Almost all the superfluous wealth of America goes into display. If this is decadence, make the most of it—but I should think the sign of decadence would be surfeit, and not a lust for more and more—more of those delicate luxuries that account for twenty billion dollars a year of the wealth of the United States, more doodads, jimcracks, fads, fashions, fooleries, and fripperies, the making of which keeps thousands of workers in Fords and radios—more of those things that must make up to Americans by tinsel brightness for the Louvre, the family homestead and the outdoor restaurant—for the poppies of France, for the poplars of Lombardy, and the pink lights of Paris.
If our young women were to give up decorating themselves, we would have real cause to worry over the future of this country! We might then have some reason to speculate on decadence, for when women cease wanting to please there usually comes a withering of the spirit. Look back over the pages of history and see how the loveliness of women has always spurred men—and nations—on to great achievement! Perhaps at times the achievement has been misguided, perhaps eyes have been blinded by too much beauty. But the desire to do tremendous things, whether that desire be misguided or not, stands, after all, for progress.
Helen of Troy started a war because of her feminine charm and, though nations were torn, she made history. . . . Marie Antoinette went to extremes in the matter of extravagance and self-decoration, and lost her head because of it. But across the years she stands for an example of daintiness and luxury and pretty things, whereas many a plain woman, who died in her bed at the age of eighty, is quite forgotten.

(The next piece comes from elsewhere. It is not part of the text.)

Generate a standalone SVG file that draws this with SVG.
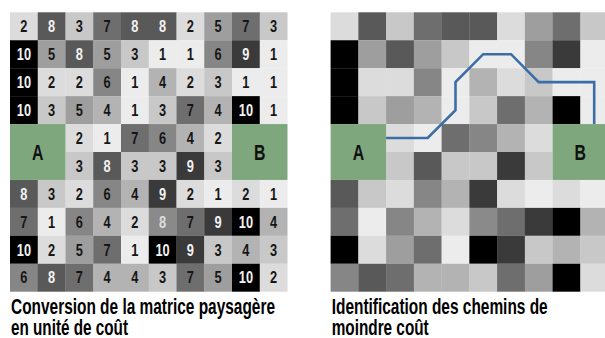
<svg xmlns="http://www.w3.org/2000/svg" xmlns:xlink="http://www.w3.org/1999/xlink" width="605" height="338" viewBox="0 0 605 338">
<style>
.c1{fill:#ececec}.c2{fill:#dcdcdc}.c3{fill:#c8c8c8}.c4{fill:#b3b3b3}.c5{fill:#9e9e9e}
.c6{fill:#868686}.c7{fill:#6e6e6e}.c8{fill:#595959}.c9{fill:#3a3a3a}.c10{fill:#000}.cx{fill:#8a8a8a}
.g{fill:#7ea77e}
text{font-family:"Liberation Sans",Arial,sans-serif;font-weight:bold}
.n,.w,.lw,.lab{text-anchor:middle;transform-box:fill-box;transform-origin:center;transform:scaleX(0.8)}
.n,.w,.lw{font-size:16px}
.n{fill:#161616}.w{fill:#f2f2f2}.lw{fill:#dedede}
.lab{font-size:22px;fill:#111;transform:scaleX(0.72)}
.cap{font-size:22px;fill:#000}
.path{fill:none;stroke:#3b6ea5;stroke-width:2.6;stroke-linejoin:miter}
</style>
<rect width="605" height="338" fill="#fff"/>
<g id="leftCells">
<g transform="translate(10,12.3)">
<!-- row 0 -->
<rect class="c2" x="0" y="0" width="28" height="28"/><rect class="c8" x="27.75" y="0" width="28" height="28"/><rect class="c3" x="55.5" y="0" width="28" height="28"/><rect class="c7" x="83.25" y="0" width="28" height="28"/><rect class="c8" x="111" y="0" width="28" height="28"/><rect class="c8" x="138.75" y="0" width="28" height="28"/><rect class="c2" x="166.5" y="0" width="28" height="28"/><rect class="c5" x="194.25" y="0" width="28" height="28"/><rect class="c7" x="222" y="0" width="28" height="28"/><rect class="c3" x="249.75" y="0" width="27.75" height="28"/>
<!-- row 1 -->
<rect class="c10" x="0" y="27.94" width="28" height="28"/><rect class="c5" x="27.75" y="27.94" width="28" height="28"/><rect class="c8" x="55.5" y="27.94" width="28" height="28"/><rect class="c5" x="83.25" y="27.94" width="28" height="28"/><rect class="c3" x="111" y="27.94" width="28" height="28"/><rect class="c1" x="138.75" y="27.94" width="28" height="28"/><rect class="c1" x="166.5" y="27.94" width="28" height="28"/><rect class="c6" x="194.25" y="27.94" width="28" height="28"/><rect class="c9" x="222" y="27.94" width="28" height="28"/><rect class="c1" x="249.75" y="27.94" width="27.75" height="28"/>
<!-- row 2 -->
<rect class="c10" x="0" y="55.88" width="28" height="28"/><rect class="c2" x="27.75" y="55.88" width="28" height="28"/><rect class="c2" x="55.5" y="55.88" width="28" height="28"/><rect class="c6" x="83.25" y="55.88" width="28" height="28"/><rect class="c1" x="111" y="55.88" width="28" height="28"/><rect class="c4" x="138.75" y="55.88" width="28" height="28"/><rect class="c2" x="166.5" y="55.88" width="28" height="28"/><rect class="c3" x="194.25" y="55.88" width="28" height="28"/><rect class="c1" x="222" y="55.88" width="28" height="28"/><rect class="c1" x="249.75" y="55.88" width="27.75" height="28"/>
<!-- row 3 -->
<rect class="c10" x="0" y="83.82" width="28" height="28"/><rect class="c3" x="27.75" y="83.82" width="28" height="28"/><rect class="c5" x="55.5" y="83.82" width="28" height="28"/><rect class="c4" x="83.25" y="83.82" width="28" height="28"/><rect class="c1" x="111" y="83.82" width="28" height="28"/><rect class="c3" x="138.75" y="83.82" width="28" height="28"/><rect class="c7" x="166.5" y="83.82" width="28" height="28"/><rect class="c4" x="194.25" y="83.82" width="28" height="28"/><rect class="c10" x="222" y="83.82" width="28" height="28"/><rect class="c1" x="249.75" y="83.82" width="27.75" height="28"/>
<!-- row 4 -->
<rect class="c2" x="55.5" y="111.76" width="28" height="28"/><rect class="c1" x="83.25" y="111.76" width="28" height="28"/><rect class="c7" x="111" y="111.76" width="28" height="28"/><rect class="c6" x="138.75" y="111.76" width="28" height="28"/><rect class="c4" x="166.5" y="111.76" width="28" height="28"/><rect class="c2" x="194.25" y="111.76" width="27.75" height="28"/>
<!-- row 5 -->
<rect class="c3" x="55.5" y="139.7" width="28" height="28"/><rect class="c8" x="83.25" y="139.7" width="28" height="28"/><rect class="c3" x="111" y="139.7" width="28" height="28"/><rect class="c3" x="138.75" y="139.7" width="28" height="28"/><rect class="c9" x="166.5" y="139.7" width="28" height="28"/><rect class="c3" x="194.25" y="139.7" width="27.75" height="28"/>
<!-- row 6 -->
<rect class="c8" x="0" y="167.64" width="28" height="28"/><rect class="c3" x="27.75" y="167.64" width="28" height="28"/><rect class="c2" x="55.5" y="167.64" width="28" height="28"/><rect class="c6" x="83.25" y="167.64" width="28" height="28"/><rect class="c4" x="111" y="167.64" width="28" height="28"/><rect class="c9" x="138.75" y="167.64" width="28" height="28"/><rect class="c2" x="166.5" y="167.64" width="28" height="28"/><rect class="c1" x="194.25" y="167.64" width="28" height="28"/><rect class="c2" x="222" y="167.64" width="28" height="28"/><rect class="c1" x="249.75" y="167.64" width="27.75" height="28"/>
<!-- row 7 -->
<rect class="c7" x="0" y="195.58" width="28" height="28"/><rect class="c1" x="27.75" y="195.58" width="28" height="28"/><rect class="c6" x="55.5" y="195.58" width="28" height="28"/><rect class="c4" x="83.25" y="195.58" width="28" height="28"/><rect class="c2" x="111" y="195.58" width="28" height="28"/><rect class="cx" x="138.75" y="195.58" width="28" height="28"/><rect class="c7" x="166.5" y="195.58" width="28" height="28"/><rect class="c9" x="194.25" y="195.58" width="28" height="28"/><rect class="c10" x="222" y="195.58" width="28" height="28"/><rect class="c4" x="249.75" y="195.58" width="27.75" height="28"/>
<!-- row 8 -->
<rect class="c10" x="0" y="223.52" width="28" height="28"/><rect class="c2" x="27.75" y="223.52" width="28" height="28"/><rect class="c5" x="55.5" y="223.52" width="28" height="28"/><rect class="c7" x="83.25" y="223.52" width="28" height="28"/><rect class="c1" x="111" y="223.52" width="28" height="28"/><rect class="c10" x="138.75" y="223.52" width="28" height="28"/><rect class="c9" x="166.5" y="223.52" width="28" height="28"/><rect class="c3" x="194.25" y="223.52" width="28" height="28"/><rect class="c4" x="222" y="223.52" width="28" height="28"/><rect class="c3" x="249.75" y="223.52" width="27.75" height="28"/>
<!-- row 9 -->
<rect class="c6" x="0" y="251.46" width="28" height="27.94"/><rect class="c8" x="27.75" y="251.46" width="28" height="27.94"/><rect class="c7" x="55.5" y="251.46" width="28" height="27.94"/><rect class="c4" x="83.25" y="251.46" width="28" height="27.94"/><rect class="c4" x="111" y="251.46" width="28" height="27.94"/><rect class="c3" x="138.75" y="251.46" width="28" height="27.94"/><rect class="c7" x="166.5" y="251.46" width="28" height="27.94"/><rect class="c5" x="194.25" y="251.46" width="28" height="27.94"/><rect class="c10" x="222" y="251.46" width="28" height="27.94"/><rect class="c2" x="249.75" y="251.46" width="27.75" height="27.94"/>
</g>
</g>
<g id="rightCells">
<use xlink:href="#leftCells" href="#leftCells" x="320.6" y="0"/>
</g>
<g id="leftNumbers">
<text class="n" x="23.9" y="32.1">2</text><text class="w" x="51.6" y="32.1">8</text><text class="n" x="79.4" y="32.1">3</text><text class="n" x="107.1" y="32.1">7</text><text class="w" x="134.9" y="32.1">8</text><text class="w" x="162.6" y="32.1">8</text><text class="n" x="190.4" y="32.1">2</text><text class="n" x="218.1" y="32.1">5</text><text class="n" x="245.9" y="32.1">7</text><text class="n" x="273.6" y="32.1">3</text>
<text class="w" x="23.9" y="60">10</text><text class="n" x="51.6" y="60">5</text><text class="w" x="79.4" y="60">8</text><text class="n" x="107.1" y="60">5</text><text class="n" x="134.9" y="60">3</text><text class="n" x="162.6" y="60">1</text><text class="n" x="190.4" y="60">1</text><text class="n" x="218.1" y="60">6</text><text class="w" x="245.9" y="60">9</text><text class="n" x="273.6" y="60">1</text>
<text class="w" x="23.9" y="88">10</text><text class="n" x="51.6" y="88">2</text><text class="n" x="79.4" y="88">2</text><text class="n" x="107.1" y="88">6</text><text class="n" x="134.9" y="88">1</text><text class="n" x="162.6" y="88">4</text><text class="n" x="190.4" y="88">2</text><text class="n" x="218.1" y="88">3</text><text class="n" x="245.9" y="88">1</text><text class="n" x="273.6" y="88">1</text>
<text class="w" x="23.9" y="115.9">10</text><text class="n" x="51.6" y="115.9">3</text><text class="n" x="79.4" y="115.9">5</text><text class="n" x="107.1" y="115.9">4</text><text class="n" x="134.9" y="115.9">1</text><text class="n" x="162.6" y="115.9">3</text><text class="n" x="190.4" y="115.9">7</text><text class="n" x="218.1" y="115.9">4</text><text class="w" x="245.9" y="115.9">10</text><text class="n" x="273.6" y="115.9">1</text>
<text class="n" x="79.4" y="143.8">2</text><text class="n" x="107.1" y="143.8">1</text><text class="n" x="134.9" y="143.8">7</text><text class="n" x="162.6" y="143.8">6</text><text class="n" x="190.4" y="143.8">4</text><text class="n" x="218.1" y="143.8">2</text>
<text class="n" x="79.4" y="171.8">3</text><text class="w" x="107.1" y="171.8">8</text><text class="n" x="134.9" y="171.8">3</text><text class="n" x="162.6" y="171.8">3</text><text class="w" x="190.4" y="171.8">9</text><text class="n" x="218.1" y="171.8">3</text>
<text class="w" x="23.9" y="199.7">8</text><text class="n" x="51.6" y="199.7">3</text><text class="n" x="79.4" y="199.7">2</text><text class="n" x="107.1" y="199.7">6</text><text class="n" x="134.9" y="199.7">4</text><text class="w" x="162.6" y="199.7">9</text><text class="n" x="190.4" y="199.7">2</text><text class="n" x="218.1" y="199.7">1</text><text class="n" x="245.9" y="199.7">2</text><text class="n" x="273.6" y="199.7">1</text>
<text class="n" x="23.9" y="227.7">7</text><text class="n" x="51.6" y="227.7">1</text><text class="n" x="79.4" y="227.7">6</text><text class="n" x="107.1" y="227.7">4</text><text class="n" x="134.9" y="227.7">2</text><text class="lw" x="162.6" y="227.7">8</text><text class="n" x="190.4" y="227.7">7</text><text class="w" x="218.1" y="227.7">9</text><text class="w" x="245.9" y="227.7">10</text><text class="n" x="273.6" y="227.7">4</text>
<text class="w" x="23.9" y="255.6">10</text><text class="n" x="51.6" y="255.6">2</text><text class="n" x="79.4" y="255.6">5</text><text class="n" x="107.1" y="255.6">7</text><text class="n" x="134.9" y="255.6">1</text><text class="w" x="162.6" y="255.6">10</text><text class="w" x="190.4" y="255.6">9</text><text class="n" x="218.1" y="255.6">3</text><text class="n" x="245.9" y="255.6">4</text><text class="n" x="273.6" y="255.6">3</text>
<text class="n" x="23.9" y="283.5">6</text><text class="w" x="51.6" y="283.5">8</text><text class="n" x="79.4" y="283.5">7</text><text class="n" x="107.1" y="283.5">4</text><text class="n" x="134.9" y="283.5">4</text><text class="n" x="162.6" y="283.5">3</text><text class="n" x="190.4" y="283.5">7</text><text class="n" x="218.1" y="283.5">5</text><text class="w" x="245.9" y="283.5">10</text><text class="n" x="273.6" y="283.5">2</text>
</g>
<g id="nodeA-left"><rect class="g" x="10" y="124.06" width="55.5" height="55.88"/><text class="lab" x="37.75" y="159.8">A</text></g>
<g id="nodeB-left"><rect class="g" x="232" y="124.06" width="55.5" height="55.88"/><text class="lab" x="259.75" y="159.8">B</text></g>
<g id="nodeA-right"><rect class="g" x="330.6" y="124.06" width="55.5" height="55.88"/><text class="lab" x="358.35" y="159.8">A</text></g>
<g id="nodeB-right"><rect class="g" x="552.6" y="124.06" width="55.5" height="55.88"/><text class="lab" x="580.35" y="159.8">B</text></g>
<g id="connectors">
<path class="path" d="M386.1,138 H427.7 L455.5,110.1 V82.15 L483.2,54.2 H511 L538.7,82.15 H594.2 V124.06"/>
</g>
<g id="captions">
<text class="cap" x="11" y="314" textLength="264" lengthAdjust="spacingAndGlyphs">Conversion de la matrice paysagère</text>
<text class="cap" x="11" y="334.5" textLength="117" lengthAdjust="spacingAndGlyphs">en unité de coût</text>
<text class="cap" x="331.7" y="314" textLength="216" lengthAdjust="spacingAndGlyphs">Identification des chemins de</text>
<text class="cap" x="331.7" y="334.5" textLength="97" lengthAdjust="spacingAndGlyphs">moindre coût</text>
</g>
</svg>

Try to think of some woman who was without charm—some woman who made a place for herself in world history! There have been women who were not pretty, who have swayed hearts and empires, but these women undoubtedly tried to embellish their plainness with whatever means came to hand. They did not disdain that thing for which paint and powder stands. They wanted to choose their destinies—to be successful competitors in the great game of life.
This country needs its quota of beauty, and if we cannot get it from our young women, where will we find it?
And so if our women gave up decorating themselves we would have time to turn sad eyes on the bleak telegraph wires, the office buildings, like homes of trained fleas, the barren desolateness of city streets at dusk, and realize too late that almost the only beauty in this busy, careless land, whose every acre is littered with the waste of day before yesterday, is the gorgeous, radiant beauty of its girls.
1 Emma, Lady Hamilton, Lord Nelson’s mistress.
Alternative title: Editorial On Youth
Published in The Smart Set magazine (May 1929).